Of course, the bias of the website is relentlessly progressive. Just in the last few days we learned from a “liturgical scholar” that it is entirely appropriate for priests to alter the text or the Novus Ordo mass. Bishop after bishop gives permission for the reception of communion by Protestant spouses of Catholics. A report on the historical status of female deacons has been submitted to the pope – it is insinuated that the conclusion is that the early historical record is “unclear” – coincidentally, exactly what Francis himself said “off the cuff” two years ago. Katholisch.de picks up a report (from the New York Times?)  about a “nun” who prays for Trump by sending him a tweet every day.  Katholisch.de then quotes one of her aggressive, hostile political “prayers.”

Yet katholisch.de ran several favorable articles on the recently deceased philosopher Robert Spaemann.  And when one of this site’s editors raged recently against Princess Gloria of Thurn und Taxis, stating that her “wish for Christmas” was that the princess “shut up,” katholisch.de did post a rebuttal from the editor of the conservative Die Tagespost.

And all is not well in the happy home of Catholic progressivism. Katholisch.de reports on cases of sexual abuse exploding everywhere, monasteries that are closing and financial and sexual scandals (that the Vatican is seeking to cover up) in a diocese in neighboring Austria. 

But perhaps the most surprising developments are financial. For we in the US have the impression that “Germanchurch” is awash in money. On a worldwide comparative basis that is undoubtedly true. It is only the famous church tax (Kirchensteuer) and more generally the relationship with the German state and its funding that is gives the Catholic Church in Germany what life it has – and I suspect accounts for its influence in the Vatican. But although the revenue from the church tax has hit a record level, the Catholic and Protestant churches continue to lose up to 500,000 members each year. 

And we learn from katholisch.de that three dioceses located in areas with a predominantly Catholic population have just recorded massive deficits; Würzburg, Mainz and Trier.  The stated causes are low interest rates and massive increases in expenses for personal including pensions. But in the case of Trier, the diocese is also reducing the number of parishes from 887 to 35 – triggering protests by the laity. The administrators of the diocese, however, don’t see any problem at all.

Similar financial crises have been happening in German dioceses for many years now.  For example, the critical situation of the Catholic church in Archdiocese of Hamburg – an area without a significant Catholic population – is prompting the closure of up to 8 of its 21 schools. Once again, the laity is up in arms. Do we need to add that even katholisch.de’s hero, Cardinal Marx of Munich (an archdiocese in in better financial condition than most of the others) has had to scale back expensive construction projects? 
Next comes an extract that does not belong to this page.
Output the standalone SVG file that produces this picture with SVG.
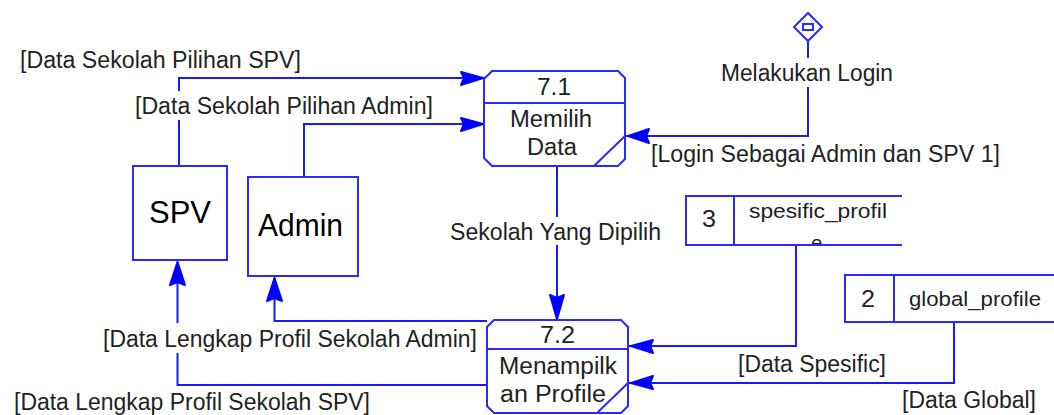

Germanchurch is finding that when salaries get out of hand even their ample resources are inadequate. The future on the revenue side  is also dark – the impact of “demographic trends “and the uninterrupted decline in church membership call into question the long-term viability of the church tax.  And, as we all should know, all the money in the world can’t motivate people to attend church or serve at the altar.